A device 1 according to the invention offers several advantages, including those listed below.

With particular reference to Figure 3, it can be noted that when an end portion 24a, 24b is inserted into the respective tube 9, the liquid can enter the gap between each end portion 24a, 24b and the respective tube into which it is inserted. Advantageously, the coating layer of the outer surfaces 241 a, 241 b prevents contact (in particular direct contact) between the liquid and the aluminum or aluminum alloy from which the end portions 24a, 24b are made.

The presence of the coating layer coating the inner surface 21 allows making the metal body 2 of aluminum or aluminum alloy, so as to transmit heat well, and avoiding the use of a tube, for example made of stainless steel, inside the hole delimited by the inner surface 21 . In fact, since the coating layer is suitable for food contact, and is interposed between the liquid and the metal body 2 (the coating layer is wet by the liquid), it is not necessary to use the steel tube to overcome the compatibility problems related to food contact of the metal body 2 in aluminum or aluminum alloy. Therefore, the heating device 1 is safe for health.

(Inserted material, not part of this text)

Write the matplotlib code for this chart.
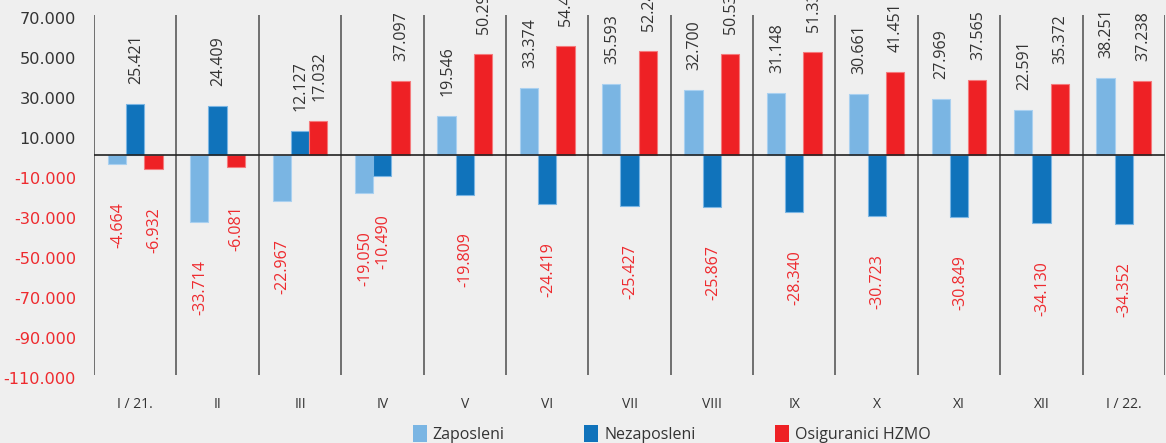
import matplotlib
matplotlib.use("Agg")
import matplotlib.pyplot as plt
import matplotlib.transforms as mtransforms
from matplotlib.patches import Patch
import numpy as np

# podaci (mjesečne promjene)
mjeseci = ["I / 21.", "II", "III", "IV", "V", "VI", "VII", "VIII", "IX", "X", "XI", "XII", "I / 22."]
zaposleni = [-4664, -33714, -22967, -19050, 19546, 33374, 35593, 32700, 31148, 30661, 27969, 22591, 38251]
nezaposleni = [25421, 24409, 12127, -10490, -19809, -24419, -25427, -25867, -28340, -30723, -30849, -34130, -34352]
osiguranici = [-6932, -6081, 17032, 37097, 50291, 54430, 52240, 50530, 51335, 41451, 37565, 35372, 37238]
serije = ["Zaposleni", "Nezaposleni", "Osiguranici HZMO"]
yticks = [70000, 50000, 30000, 10000, -10000, -30000, -50000, -70000, -90000, -110000]

boje = ["#7ab5e3", "#1073bb", "#ee2125"]
rubovi = ["#a9d0f0", "#7ab5e3", "#f47a7c"]
crvena = "#ee2a2e"
tamna = "#333333"
pozadina = "#efefef"


def fmt(v):
    s = f"{abs(v):,}".replace(",", ".")
    return "-" + s if v < 0 else s


fig = plt.figure(figsize=(11.66, 4.43), dpi=100, facecolor=pozadina)
ax = fig.add_axes([94 / 1166, 1 - 375 / 443, 1071 / 1166, 360 / 443])
ax.set_facecolor(pozadina)

x = np.arange(len(mjeseci))
w = 0.222
for i, (vals, c, ec) in enumerate(zip([zaposleni, nezaposleni, osiguranici], boje, rubovi)):
    pos = x + (i - 1) * w
    ax.bar(pos, vals, width=w, color=c, edgecolor=ec, linewidth=0.8, zorder=3)
    for xp, v in zip(pos, vals):
        if v >= 0:
            ax.annotate(fmt(v), (xp, v), xytext=(1, 20), textcoords="offset pixels",
                        rotation=90, ha="center", va="bottom", fontsize=11.5,
                        color=tamna, family="Open Sans", annotation_clip=False)
        else:
            ax.annotate(fmt(v), (xp, v), xytext=(1, -38), textcoords="offset pixels",
                        rotation=90, ha="center", va="top", fontsize=11.5,
                        color=crvena, family="Open Sans", annotation_clip=False)

ax.set_xlim(-0.5, len(mjeseci) - 0.5)
ax.set_ylim(-110000, 70000)

# separatori grupa
for k in range(len(mjeseci) + 1):
    ax.axvline(k - 0.5, color="#5a5a5a", lw=1.2, zorder=2)
ax.axhline(0, color="#222222", lw=1.2, zorder=4)

for s in ax.spines.values():
    s.set_visible(False)

ax.tick_params(axis="y", length=0, pad=13)
ax.tick_params(axis="x", length=0, pad=16)

ax.set_yticks(yticks)
ax.set_yticklabels([fmt(v) for v in yticks], family="DejaVu Sans", fontsize=11.6)
offset = mtransforms.ScaledTranslation(0, -3 / 100, fig.dpi_scale_trans)
for lab, v in zip(ax.get_yticklabels(), yticks):
    lab.set_color(crvena if v < 0 else tamna)
    lab.set_transform(lab.get_transform() + offset)

ax.set_xticks(x)
ax.set_xticklabels(mjeseci, family="Open Sans", fontsize=10, color=tamna)

handles = [Patch(facecolor=c, edgecolor="none") for c in boje]
fig.legend(handles, serije, loc="center", bbox_to_anchor=(0.576, 0.0203), ncol=3,
           frameon=False, prop={"family": "Open Sans", "size": 11.5},
           handlelength=0.875, handleheight=1.2, handletextpad=0.375,
           columnspacing=4.97, labelcolor=tamna, borderpad=0)

fig.savefig("out.png", dpi=100, facecolor=pozadina)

The heat exchange efficiency between the electric heater 3 and the liquid flowing in the conduit 4 is also improved. In fact, there are no heat losses due to the presence of a steel tube where the liquid flows.

Furthermore, the coating layer allows increasing the adhesion resistance of the limestone on the wall of the conduit 4.

Advantageously, the electrical safety is further increased by placing the coating layer between the liquid and the metal body 2, as previously explained.

Advantageously, moreover, by using a coating layer having a lower electrical conductivity than the material of which the metal body 2 is made, it is possible to check, easily and quickly, and in particular compatibly with mass production, whether the coating layer has been applied correctly.